After a few months of applying to numerous jobs, I have received one lonely response from a prospective employer for more information. I haven't gotten any requests for an interview and I am discouraged.
Work has been stressful and shitty. Line cooks call servers lazy which is insulting to half of us and apparently is a cue to the other half to show them exactly what a lazy server looks like. Restaurant guests consistently tip 8%. A table with a $56 check left me nothing last night. Makes me glad to get 8% and wild-eyed with desire to get the fuck out of that restaurant. See above...I am trying, with no results so far.
It is cold. Buses do not always come when they are supposed to come. They also run infrequently at night when I get off work. It gets dark early and I work second shift hours so when I wake up there are only a few hours of daylight left which is depressing. My hands and feet are constantly sore and chapped from work and the cold.
Half an hour before the restaurant closed last night, the shift reached the pinnacle of shittiness. I wanted to be in my pajamas with the covers over my head. I was standing in the kitchen waiting for the food for one of my tables, trying with partial success to remain calm.
I took deep, cleansing breaths. I stood straight, elongating my spine. Imagining my idea of paradise.
I had off today, which is rare for a Saturday. I walked my dog for about forty minutes this afternoon. It was about forty degrees and the sun was shining. I was content but longing for warmer weather and to walk my dog on clean rather than litter-strewn streets. Again I found that I was daydreaming about my idea of paradise.
Puerto Rico, spring of 2004. Laying on a net in the front of a catamaran. Blue ocean: sparkling, clean, perfect, surf spraying my legs. Sun. Fish swimming in schools. Pina Coladas. Snacking on kiwi and strawberries in between aquatic pursuits.

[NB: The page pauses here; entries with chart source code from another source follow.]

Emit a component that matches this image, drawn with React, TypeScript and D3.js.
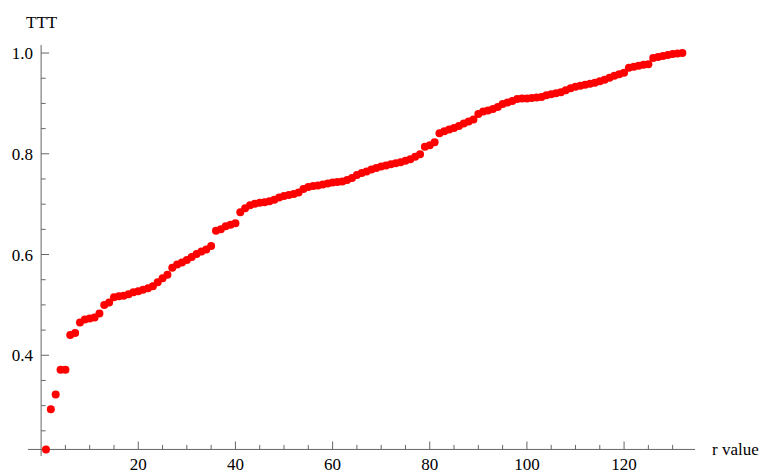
import * as d3 from 'd3';
import React, { useRef, useEffect } from 'react';

// TTT plot, r = 1..132

const ttt: number[] = [
  0.213, 0.293, 0.322, 0.371, 0.371, 0.440, 0.444, 0.465, 0.471, 0.473,
  0.475, 0.483, 0.500, 0.505, 0.515, 0.517, 0.518, 0.521, 0.525, 0.527,
  0.530, 0.533, 0.537, 0.545, 0.553, 0.560, 0.574, 0.580, 0.584, 0.589,
  0.595, 0.601, 0.606, 0.610, 0.617, 0.647, 0.650, 0.656, 0.659, 0.662,
  0.684, 0.692, 0.698, 0.701, 0.703, 0.704, 0.706, 0.709, 0.713, 0.716,
  0.718, 0.720, 0.723, 0.730, 0.734, 0.736, 0.737, 0.739, 0.741, 0.743,
  0.744, 0.745, 0.748, 0.752, 0.758, 0.762, 0.765, 0.769, 0.772, 0.775,
  0.777, 0.779, 0.781, 0.783, 0.786, 0.789, 0.794, 0.799, 0.814, 0.817,
  0.823, 0.841, 0.845, 0.848, 0.851, 0.855, 0.860, 0.864, 0.868, 0.879,
  0.884, 0.886, 0.889, 0.893, 0.899, 0.902, 0.905, 0.909, 0.910, 0.910,
  0.911, 0.912, 0.913, 0.916, 0.918, 0.920, 0.922, 0.926, 0.930, 0.933,
  0.935, 0.937, 0.939, 0.941, 0.944, 0.947, 0.951, 0.955, 0.958, 0.961,
  0.971, 0.973, 0.975, 0.977, 0.978, 0.990, 0.992, 0.994, 0.996, 0.998,
  0.999, 1.000
];
const rValues: number[] = ttt.map((_, i) => i + 1);

const xMajor = [20, 40, 60, 80, 100, 120];
const xMinor = [5, 10, 15, 25, 30, 35, 45, 50, 55, 65, 70, 75, 85, 90, 95, 105, 110, 115, 125, 130];
const yMajor = [0.4, 0.6, 0.8, 1.0];
const yMinor = [0.25, 0.3, 0.35, 0.45, 0.5, 0.55, 0.65, 0.7, 0.75, 0.85, 0.9, 0.95];

const width = 765;
const height = 474;
const font = '"Liberation Serif", "Times New Roman", serif';
const axisColor = '#666666';

const App = () => {
  const svgRef = useRef<SVGSVGElement>(null);

  useEffect(() => {
    const x = d3.scaleLinear().domain([-2.7, 134.6]).range([28, 695]);
    const y = d3.scaleLinear().domain([0.2, 1.016]).range([456, 45]);
    const axisY = y(0.213); // x axis crosses at the first value
    const axisX = x(0);

    const svg = d3.select(svgRef.current);
    svg.selectAll('*').remove();

    // x axis
    svg.append('line')
      .attr('x1', x.range()[0]).attr('x2', x.range()[1])
      .attr('y1', axisY).attr('y2', axisY)
      .attr('stroke', axisColor);
    svg.selectAll('.xmaj').data(xMajor).enter().append('line')
      .attr('x1', d => x(d)).attr('x2', d => x(d))
      .attr('y1', axisY).attr('y2', axisY - 8)
      .attr('stroke', axisColor);
    svg.selectAll('.xmin').data(xMinor).enter().append('line')
      .attr('x1', d => x(d)).attr('x2', d => x(d))
      .attr('y1', axisY).attr('y2', axisY - 4.5)
      .attr('stroke', axisColor);
    svg.selectAll('.xlab').data(xMajor).enter().append('text')
      .attr('x', d => x(d)).attr('y', axisY + 20.5)
      .attr('text-anchor', 'middle')
      .style('font-family', font).style('font-size', '17px')
      .text(d => d3.format('d')(d));

    // y axis
    svg.append('line')
      .attr('x1', axisX).attr('x2', axisX)
      .attr('y1', y.range()[0]).attr('y2', y.range()[1])
      .attr('stroke', axisColor);
    svg.selectAll('.ymaj').data(yMajor).enter().append('line')
      .attr('x1', axisX).attr('x2', axisX + 8)
      .attr('y1', d => y(d)).attr('y2', d => y(d))
      .attr('stroke', axisColor);
    svg.selectAll('.ymin').data(yMinor).enter().append('line')
      .attr('x1', axisX).attr('x2', axisX + 4.5)
      .attr('y1', d => y(d)).attr('y2', d => y(d))
      .attr('stroke', axisColor);
    svg.selectAll('.ylab').data(yMajor).enter().append('text')
      .attr('x', axisX - 8).attr('y', d => y(d) + 6)
      .attr('text-anchor', 'end')
      .style('font-family', font).style('font-size', '17px')
      .text(d => d3.format('.1f')(d));

    // axis labels
    svg.append('text')
      .attr('x', 26).attr('y', 28)
      .style('font-family', font).style('font-size', '17px')
      .text('TTT');
    svg.append('text')
      .attr('x', 712).attr('y', 455)
      .style('font-family', font).style('font-size', '17px')
      .text('r value');

    // points
    svg.selectAll('.pt').data(ttt).enter().append('circle')
      .attr('cx', (_, i) => x(rValues[i]))
      .attr('cy', d => y(d))
      .attr('r', 4)
      .attr('fill', '#ff0000');
  }, []);

  return (
    <svg
      ref={svgRef}
      width={width}
      height={height}
      style={{ position: 'absolute', left: 0, top: 0, background: '#ffffff' }}
    />
  );
};

export default App;
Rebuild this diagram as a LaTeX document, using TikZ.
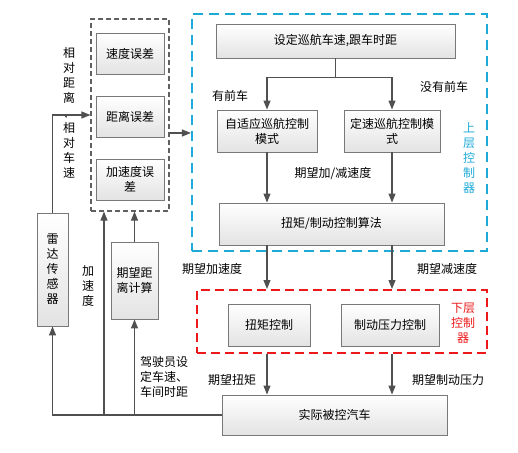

I was active duty Air Force, about half-way through my enlistment. I was engaged to be married that summer. I was 24 years old. I thought my future would be filled with sunshine and snorkeling. Michael Cunningham said it beautifully in The Hours:
“I remember one morning getting up at dawn. There was such a sense of possibility. You know, that feeling. And I...I remember thinking to myself: So this is the beginning of happiness, this is where it starts. And of course there will always be more...never occurred to me it wasn't the beginning. It was happiness. It was the moment, right then."
"It had seemed like the beginning of happiness, and Clarissa is still sometimes shocked, more than thirty years later to realize that it was happiness; that the entire experience lay in a kiss and a walk. The anticipation of dinner and a book. The dinner is by now forgotten; Lessing has been long overshadowed by other writers. What lives undimmed in Clarissa's mind more than three decades later is a kiss at dusk on a patch of dead grass, and a walk around a pond as mosquitoes droned in the darkening air. There is still that singular perfection, and its perfect in part because it seemed, at the time, so clearly to promise more. Now she knows: That was the moment, right then. There has been no other.”